President Donald Trump traveled to the state of Missouri on Wednesday to try to build support for his goal of overhauling the country's tax code by year's end.
The president said lower taxes would increase jobs and stimulate economic growth.
"We're here today to launch our plans to bring back Main Street by reducing the crushing burden on our companies and on our workers," Trump said to a crowd of supporters in Springfield, Missouri.
"Our self-destructive tax code costs Americans millions and millions of jobs, trillions of dollars, and billions of hours spent on compliance and paperwork," he said.
He announced plans to cut unnecessary regulations and promised a tax code that would be "pro-growth, pro-jobs, pro-worker and pro-American." Noting that the job must be done through Congress, Trump said he was ready to work with Republican and Democrat lawmakers alike.
In the past, Trump has proposed cutting the corporate tax rate to 15 percent from 35 percent, reducing tax rates paid by families and individuals and eliminating other taxes, which some administration officials think have unnecessarily complicated the U.S. tax code. The regulations governing U.S. income taxes have not undergone a significant overhaul since 1986.
"The tax code is so complicated that more than 90 percent of Americans need professional help to do their own taxes," the president said. "This enormous complexity is very unfair. It disadvantages ordinary Americans who don't have an army of accountants, while benefiting deep-pocketed special interests."
Senate Democratic leader Charles Schumer of New York outlined the his party's approach to a tax overhaul earlier Wednesday, saying Trump's plan should not include tax reductions for the wealthiest 1 percent of Americans. Schumer told reporters in Washington the tax plan should not increase budget deficits and should be written by both major parties.
Although Trump's Republican Party controls both houses of Congress, there have been no major legislative achievements this year, placing mounting pressure on the party to secure a victory before midterm elections in 2018.
Republican congressional aides have said there is no consensus within the party about how to overhaul the tax code. White House officials have said they are receptive to temporary revisions if they are unable to garner enough support for long-term changes.
A tax overhaul is one of several items before Congress, which is scheduled to be in session for only brief periods before the U.S. fiscal year ends September 30. The House and Senate must also approve legislation to adjust the statutory limit on government spending by September 29 or face the possibility that the U.S. Treasury would default on some of its debt obligations. Another priority is settling budgetary issues before fiscal 2018 begins October 1.

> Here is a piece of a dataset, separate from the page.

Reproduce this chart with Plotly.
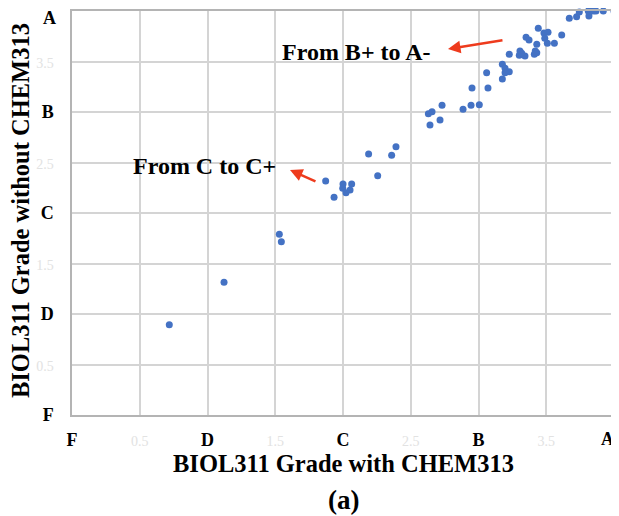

Washington also must focus on is finding the billions of dollars that Trump has promised for rebuilding and relief efforts following this month's devastating storm and flood damage in Texas and Louisiana. Such extraordinary spending must be appropriated by Congress.
Tax cuts were at the top of the Trump administration's "wish list" when the Republican president took office seven months ago, but the expectation that work could be accomplished by August has been steadily pushed back. Trump and his economic team had planned to write a new tax bill together with Congress, but the White House has now abandoned that plan and said it will await a bill drafted by lawmakers.
If the House Ways and Means Committee comes up with a proposal by October, as some members hope, the full House could vote on it in November, and the tax-reform focus would then shift to the Senate.